Managing money becomes much easier when you plan ahead for costs you know are coming. Many people struggle not because they lack income, but because large, expected expenses catch them off guard. A sinking fund offers a simple and structured way to prepare for those moments. By setting aside small amounts over time, you can avoid stress, reduce debt, and stay in control of your finances without relying on last-minute solutions.
What Is a Sinking Fund and Why It Matters
A sinking fund is a savings method used to prepare for specific, planned expenses. Instead of reacting when a bill arrives, you save gradually in advance. This could be for things like car repairs, insurance premiums, holidays, or home maintenance.
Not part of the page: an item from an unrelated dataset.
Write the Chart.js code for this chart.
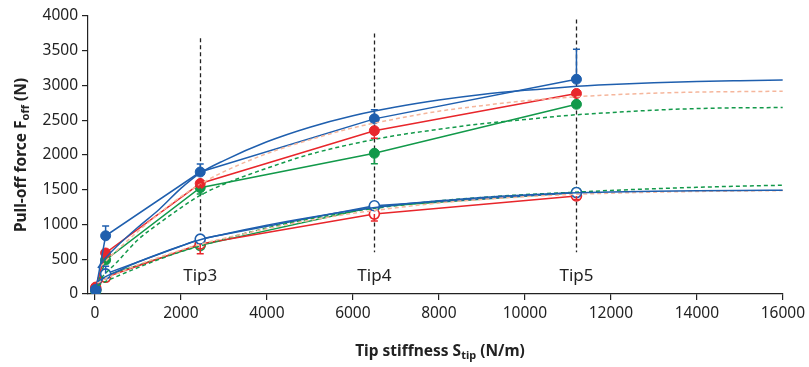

The idea is simple: break a large cost into smaller, manageable pieces over time.
This approach matters because it removes the element of surprise from your finances. Without a sinking fund, people often turn to credit cards or loans when expenses appear. That can lead to interest charges and long-term debt. A sinking fund keeps you in control by allowing you to pay with money you already have. It also brings peace of mind, since you know you are prepared for what lies ahead.
Identifying Your Predictable Expenses
The first step in building a sinking fund strategy is to identify which expenses you want to cover. These are costs that may not occur monthly but are still expected. Common examples include annual insurance payments, holiday spending, back-to-school shopping, and routine car maintenance.
Take a close look at your past spending over the last year. This can help you spot patterns and recurring costs. Write down each expense and estimate how much you will need. It is better to be slightly conservative and save a bit more than needed rather than fall short. Once you have a clear list, you can begin to organize your sinking funds based on priority and timing.
How to Set Up Your Sinking Funds
After identifying your expenses, the next step is to set up your sinking funds. Start by deciding how much time you have before each expense is due. Then divide the total cost by the number of months remaining. This gives you the amount you need to save each month.
You can keep your sinking funds in separate savings accounts or track them within one account using a spreadsheet or budgeting app. Many online banks allow you to create labeled savings buckets, which can make tracking easier. Automation is also helpful. Setting up automatic transfers ensures that you stay consistent without needing to remember each month. The key is to make the system simple and easy to maintain.
Staying Consistent and Adjusting When Needed
Consistency is what makes a sinking fund work. Even small contributions add up over time. Treat your sinking fund contributions like any other bill. Once the habit is formed, it becomes part of your routine and requires less effort.
However, life changes, and your plan should be flexible. If an expense increases or your income shifts, adjust your monthly contributions. It is also okay to pause or reduce contributions during tight months, as long as you return to your plan when possible. Regularly reviewing your sinking funds helps ensure they remain accurate and useful.
Making Sinking Funds Work with Your Budget
A sinking fund should fit smoothly into your overall budget. If you are using a budgeting method like the 50/30/20 rule or zero-based budgeting, include your sinking fund contributions as part of your monthly plan. This ensures that your future expenses are treated just as seriously as your current ones.
If money feels tight, focus on your most important sinking funds first. Essentials like insurance or car repairs should take priority over optional categories like vacations. As your financial situation improves, you can expand your savings to cover more areas. The goal is not perfection, but steady progress that supports your long-term stability.
Building Confidence Through Preparation
A sinking fund strategy is one of the simplest ways to bring order to your finances. By planning for predictable expenses, you remove uncertainty and reduce the need for debt.
The process does not require complex tools or large amounts of money, just consistency and clear goals. Over time, this approach builds confidence, helping you handle expenses with ease and stay focused on your broader financial priorities.